Databricks open-sources Delta Lake, its next-gen data lake platform
Company wants more developers to drive adoption
Databricks, the company founded by the originators of Apache Spark, has open sourced its Delta Lake storage platform.
Delta Lake is a storage layer that allows ACID transactions on Spark and big data workloads. It is designed to address some of the weaknesses of data lakes - repositories where all sorts of data, structured and unstructured, is stored before being extracted for analysis. Data lakes were a response to the big data revolution, the idea being to keep as much data as possible in the hope that analysing it will reveal patterns that were hitherto impossible to ascertain.
However, many organisations have struggled to make this promise a reality. According to Ali Ghodsi, CEO of Databricks, one of the reasons is that the data stored in data lakes gradually goes stale over time. Schemas change, semantics are subtly altered, duplicates build up and incomplete or failed operations leave a sediment of malformed data. When the data is eventually queried, results can be unreliable and performance lacking, the causes of the inaccuracies difficult to pin down.
"We've seen a lot of projects delayed, projects that are not performing and there's a whole slew of issues behind that," Ghodsi told Computing.
"Just dumping everything into a gigantic lake was a mistake. It turns out that if you didn't think about scalability and data quality at the outset, and if you just dumped the data hoping that in five years time you could get performance and scalability and reliability, well that's really unlikely. It's garbage in, garbage out."
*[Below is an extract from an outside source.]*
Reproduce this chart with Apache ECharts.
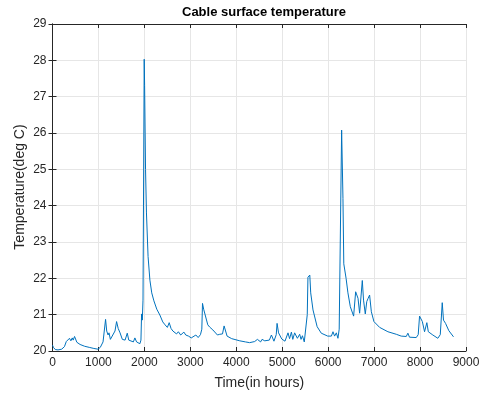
<!DOCTYPE html>
<html>
<head>
<meta charset="utf-8">
<script src="https://cdn.jsdelivr.net/npm/echarts@6/dist/echarts.min.js"></script>
<style>html,body{margin:0;padding:0;background:#fff;}#c{width:489px;height:396px;}</style>
</head>
<body>
<div id="c"></div>
<script>
var chartTitle = "Cable surface temperature";
var xLabel = "Time(in hours)";
var yLabel = "Temperature(deg C)";
var xTicks = [0, 1000, 2000, 3000, 4000, 5000, 6000, 7000, 8000, 9000];
var yTicks = [20, 21, 22, 23, 24, 25, 26, 27, 28, 29];

var hours = [0, 20, 60, 120, 200, 260, 300, 340, 370, 400, 430, 450, 480, 500, 530, 600, 700, 800, 900, 990,
  1040, 1100, 1155, 1180, 1210, 1230, 1260, 1300, 1360, 1395, 1430, 1470, 1520, 1580, 1627, 1660, 1700, 1760, 1793, 1830,
  1870, 1902, 1925, 1939, 1955, 1970, 1996, 2005, 2025, 2045, 2080, 2120, 2160, 2207, 2270, 2337, 2373, 2400, 2450, 2500,
  2540, 2580, 2620, 2700, 2740, 2790, 2830, 2860, 2900, 2960, 3020, 3060, 3120, 3170, 3220, 3250, 3265, 3290, 3315, 3380,
  3420, 3450, 3490, 3530, 3590, 3640, 3700, 3735, 3800, 3900, 4076, 4200, 4290, 4400, 4460, 4530, 4560, 4620, 4655, 4720,
  4765, 4820, 4870, 4888, 4920, 4990, 5060, 5126, 5160, 5200, 5230, 5270, 5330, 5380, 5410, 5440, 5480, 5520, 5545, 5560,
  5576, 5600, 5620, 5670, 5760, 5850, 5990, 6070, 6105, 6140, 6178, 6213, 6240, 6293, 6322, 6340, 6390, 6430, 6482, 6554,
  6598, 6625, 6650, 6685, 6743, 6770, 6808, 6840, 6870, 6902, 6940, 6996, 7120, 7300, 7483, 7590, 7700, 7735, 7770, 7917,
  7960, 7989, 8050, 8098, 8148, 8180, 8210, 8278, 8387, 8440, 8483, 8510, 8555, 8626, 8728];

var temps = [20.16, 20.10, 20.04, 20.03, 20.05, 20.12, 20.26, 20.22, 20.35, 20.28, 20.36, 20.30, 20.40, 20.38, 20.24, 20.18, 20.13, 20.10, 20.07, 20.05,
  20.10, 20.25, 20.87, 20.55, 20.44, 20.50, 20.32, 20.28, 20.55, 20.81, 20.62, 20.50, 20.32, 20.30, 20.49, 20.30, 20.27, 20.25, 20.36, 20.25,
  20.22, 20.20, 20.30, 21.02, 20.85, 21.40, 28.03, 27.30, 25.00, 23.80, 22.60, 21.95, 21.60, 21.38, 21.15, 20.99, 20.95, 20.80, 20.72, 20.65,
  20.78, 20.62, 20.55, 20.47, 20.53, 20.44, 20.42, 20.52, 20.44, 20.41, 20.36, 20.38, 20.44, 20.37, 20.45, 20.60, 21.31, 21.15, 21.13, 20.72,
  20.66, 20.70, 20.58, 20.55, 20.44, 20.46, 20.47, 20.69, 20.41, 20.34, 20.28, 20.25, 20.23, 20.26, 20.32, 20.25, 20.32, 20.28, 20.23, 20.30,
  20.44, 20.27, 20.45, 20.76, 20.50, 20.33, 20.27, 20.50, 20.34, 20.52, 20.32, 20.50, 20.35, 20.46, 20.32, 20.42, 20.25, 20.30, 21.00, 22.03,
  22.06, 22.09, 21.60, 21.13, 20.67, 20.49, 20.41, 20.41, 20.53, 20.41, 20.50, 20.35, 20.60, 26.08, 24.20, 22.40, 22.00, 21.60, 21.22, 20.96,
  21.63, 21.66, 21.45, 21.04, 21.94, 21.40, 21.02, 21.36, 21.45, 21.54, 21.08, 20.81, 20.65, 20.53, 20.46, 20.41, 20.40, 20.49, 20.38, 20.37,
  20.45, 20.96, 20.81, 20.53, 20.78, 20.53, 20.58, 20.44, 20.35, 20.45, 21.33, 20.85, 20.76, 20.56, 20.39];

var seriesData = hours.map(function (h, i) { return [h, temps[i]]; });

var fontFam = "'Liberation Sans', Arial, Helvetica, sans-serif";
var axisCol = '#262626';
var gridCol = '#e6e6e6';

var chart = echarts.init(document.getElementById('c'), null, { renderer: 'canvas' });
chart.setOption({
  animation: false,
  backgroundColor: '#ffffff',
  title: {
    text: chartTitle,
    left: 259, top: 1, textAlign: 'center',
    textStyle: { fontFamily: fontFam, fontSize: 13, fontWeight: 'bold', color: '#000' }
  },
  graphic: [{
    type: 'text', x: 20, y: 187, rotation: Math.PI / 2,
    style: { text: yLabel, fontFamily: fontFam, fontSize: 14, fill: axisCol, align: 'center', verticalAlign: 'middle' }
  }],
  grid: { left: 52.5, right: 23, top: 24, bottom: 45, containLabel: false },
  xAxis: [{
    type: 'value', min: xTicks[0], max: xTicks[xTicks.length - 1], interval: 1000,
    name: xLabel, nameLocation: 'middle', nameGap: 25,
    nameTextStyle: { fontFamily: fontFam, fontSize: 14, color: axisCol },
    axisLine: { show: true, lineStyle: { color: axisCol, width: 1 } },
    axisTick: { show: true, inside: true, length: 4, lineStyle: { color: axisCol } },
    axisLabel: { fontFamily: fontFam, fontSize: 12, color: axisCol, margin: 6,
      formatter: function (v) { return String(v); } },
    splitLine: { show: true, lineStyle: { color: gridCol, width: 1 } }
  }, {
    type: 'value', position: 'top', min: xTicks[0], max: xTicks[xTicks.length - 1], interval: 1000,
    axisLine: { show: true, lineStyle: { color: axisCol, width: 1 } },
    axisTick: { show: true, inside: true, length: 4, lineStyle: { color: axisCol } },
    axisLabel: { show: false }, splitLine: { show: false }
  }],
  yAxis: [{
    type: 'value', min: yTicks[0], max: yTicks[yTicks.length - 1], interval: 1,
    axisLine: { show: true, lineStyle: { color: axisCol, width: 1 } },
    axisTick: { show: true, inside: true, length: 4, lineStyle: { color: axisCol } },
    axisLabel: { fontFamily: fontFam, fontSize: 12, color: axisCol, margin: 6 },
    splitLine: { show: true, lineStyle: { color: gridCol, width: 1 } }
  }, {
    type: 'value', position: 'right', min: yTicks[0], max: yTicks[yTicks.length - 1], interval: 1,
    axisLine: { show: true, lineStyle: { color: axisCol, width: 1 } },
    axisTick: { show: true, inside: true, length: 4, lineStyle: { color: axisCol } },
    axisLabel: { show: false }, splitLine: { show: false }
  }],
  series: [{
    type: 'line', data: seriesData, xAxisIndex: 0, yAxisIndex: 0,
    showSymbol: false, symbol: 'none',
    lineStyle: { color: '#0072BD', width: 1 },
    itemStyle: { color: '#0072BD' }
  }]
});
</script>
</body>
</html>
According to Ghodsi, Delta Lake offers a 'filter' for data before it is stored in the form of an adjustable (and optional) schema. As the data is ingested (both batch and streaming data can be processed) data that is malformed, corrupt or which in other ways doesn't fit into the required schema is rejected. The process is atomic, meaning that data is either accepted or rejected. There is no halfway-house possible, so failed attempts do not pollute the system. And the system is versioned so developers can step back should something go wrong or test different iterations of a machine learning algorithm.
Available both as a managed cloud services or as an on-premises deployment, Delta Lake allows for fully ACID transactions simultaneously by multiple readers and writers, meaning again that data stored in Delta Lake's Parquet file format can be queried and operated upon without any of the side effects that can lead to inconsistencies and performance woes.
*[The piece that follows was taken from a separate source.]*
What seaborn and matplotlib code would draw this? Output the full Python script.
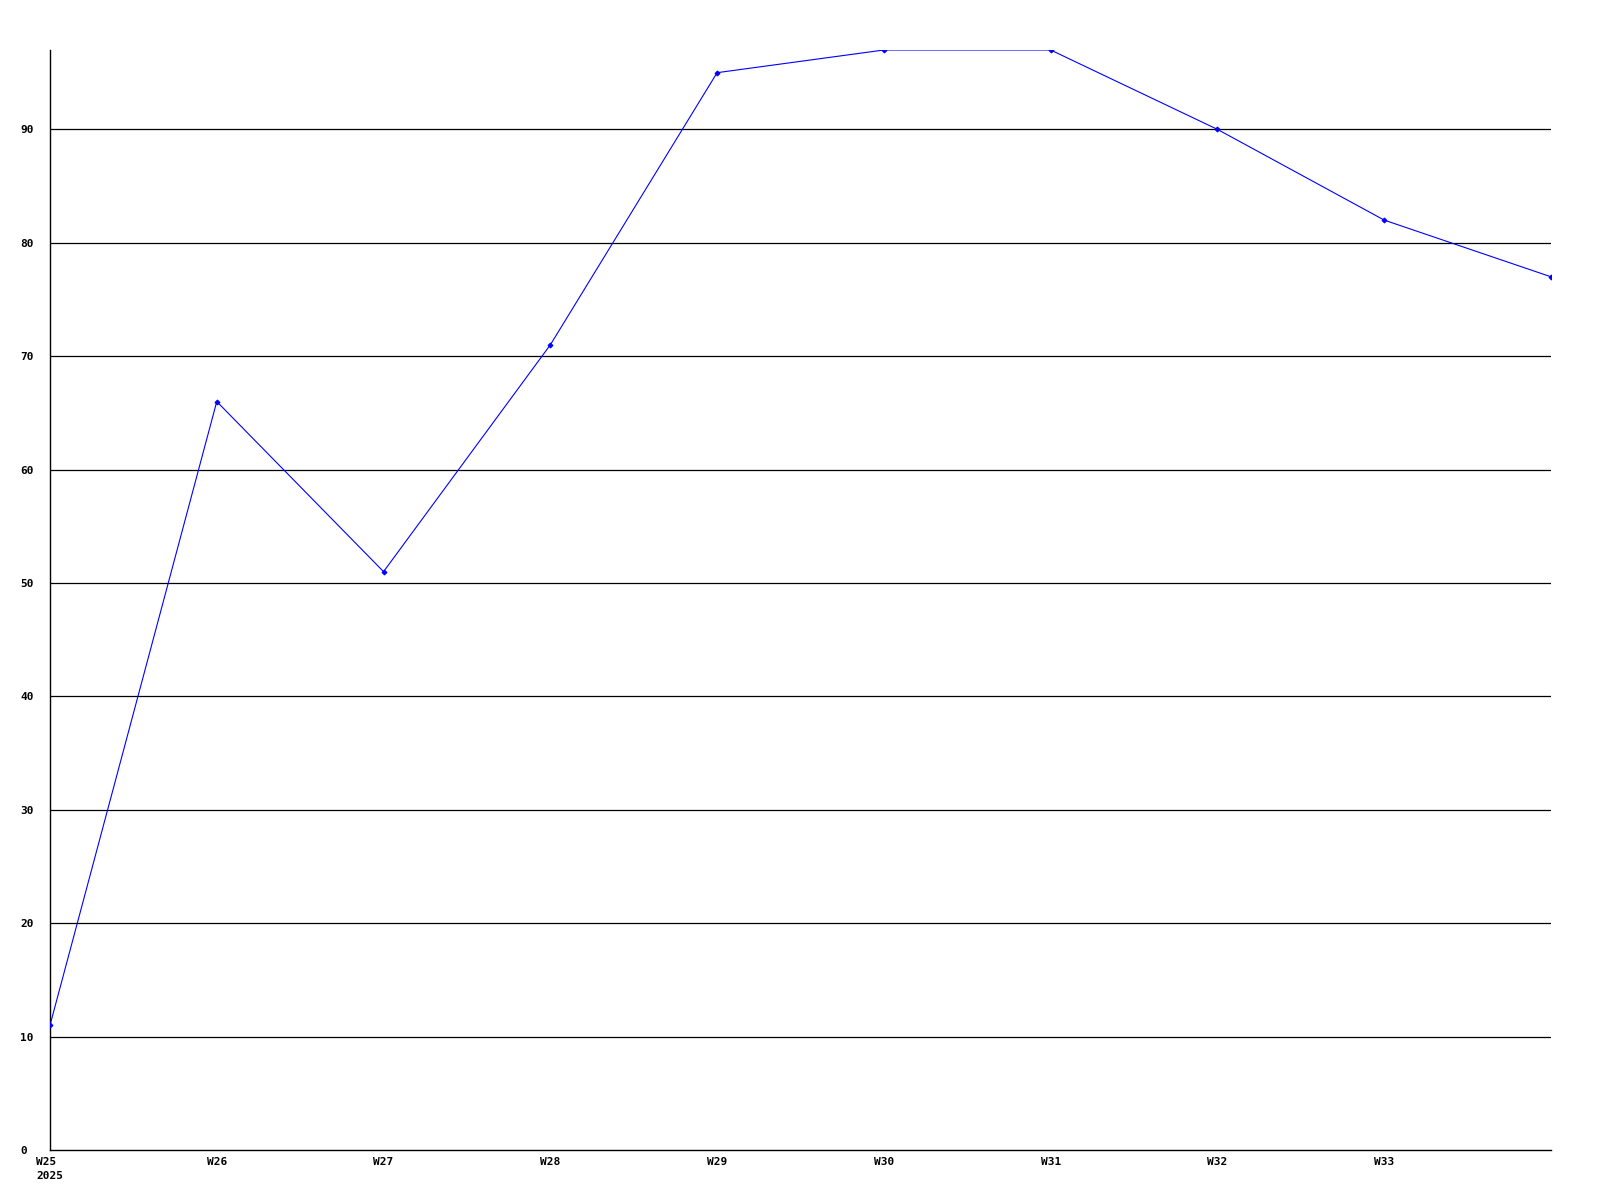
import matplotlib
matplotlib.use("Agg")
import matplotlib.pyplot as plt
import seaborn as sns
import pandas as pd

weeks = ["W25", "W26", "W27", "W28", "W29", "W30", "W31", "W32", "W33", "W34"]
values = [11, 66, 51, 71, 95, 97, 97, 90, 82, 77]
tick_labels = ["W25\n2025", "W26", "W27", "W28", "W29", "W30", "W31", "W32", "W33"]
y_ticks = [0, 10, 20, 30, 40, 50, 60, 70, 80, 90]

sns.set_style("white")
plt.rcParams['font.family'] = ['DejaVu Sans Mono', 'DejaVu Sans']

df = pd.DataFrame({"idx": range(len(weeks)), "week": weeks, "value": values})

fig = plt.figure(figsize=(16, 12), dpi=100)
ax = fig.add_axes([50/1600, 50/1200, 1501/1600, 1100/1200])

for v in y_ticks[1:]:
    ax.axhline(v, color="black", lw=0.9, zorder=1)

sns.lineplot(data=df, x="idx", y="value", ax=ax, color="#0000ff", lw=0.8,
             marker="D", markersize=2.5, markeredgecolor="#0000ff", zorder=3)

ax.set_xlim(0, len(weeks) - 1)
ax.set_ylim(0, 97)
ax.set_xticks(range(len(tick_labels)))
ax.set_xticklabels(tick_labels, fontsize=8, fontweight="bold", multialignment="left",
                   color="black", linespacing=1.5)
ax.set_yticks(y_ticks)
ax.set_yticklabels([str(v) for v in y_ticks], fontsize=8, fontweight="bold", color="black",
                   ha="left")
ax.tick_params(axis="both", length=0)
ax.tick_params(axis="y", pad=21.6)
ax.tick_params(axis="x", pad=5)
ax.set_xlabel("")
ax.set_ylabel("")
for s in ["top", "right"]:
    ax.spines[s].set_visible(False)
for s in ["left", "bottom"]:
    ax.spines[s].set_color("black")
    ax.spines[s].set_linewidth(1.0)

fig.savefig("out.png", dpi=100, facecolor="white")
Asked why they had waited until now to open source the project, Ghodsi said customers' use of the system had underlined its potential as a general purpose big data storage platform, and he wanted as many developers working on it as possible.
"Seeing how customers have used it we realised it's something really massive. If you really want to achieve a paradigms shift in the market and have 10 million developers use it then it had better be open source, and it had better be real open source."
Delta Lake is released under the permissive Apache v2 licence.
In another announcement Databricks said that Microsoft is joining its open source machine learning project MLflow as an active contributor, and is adding native support for the platform in its Azure Machine Learning service.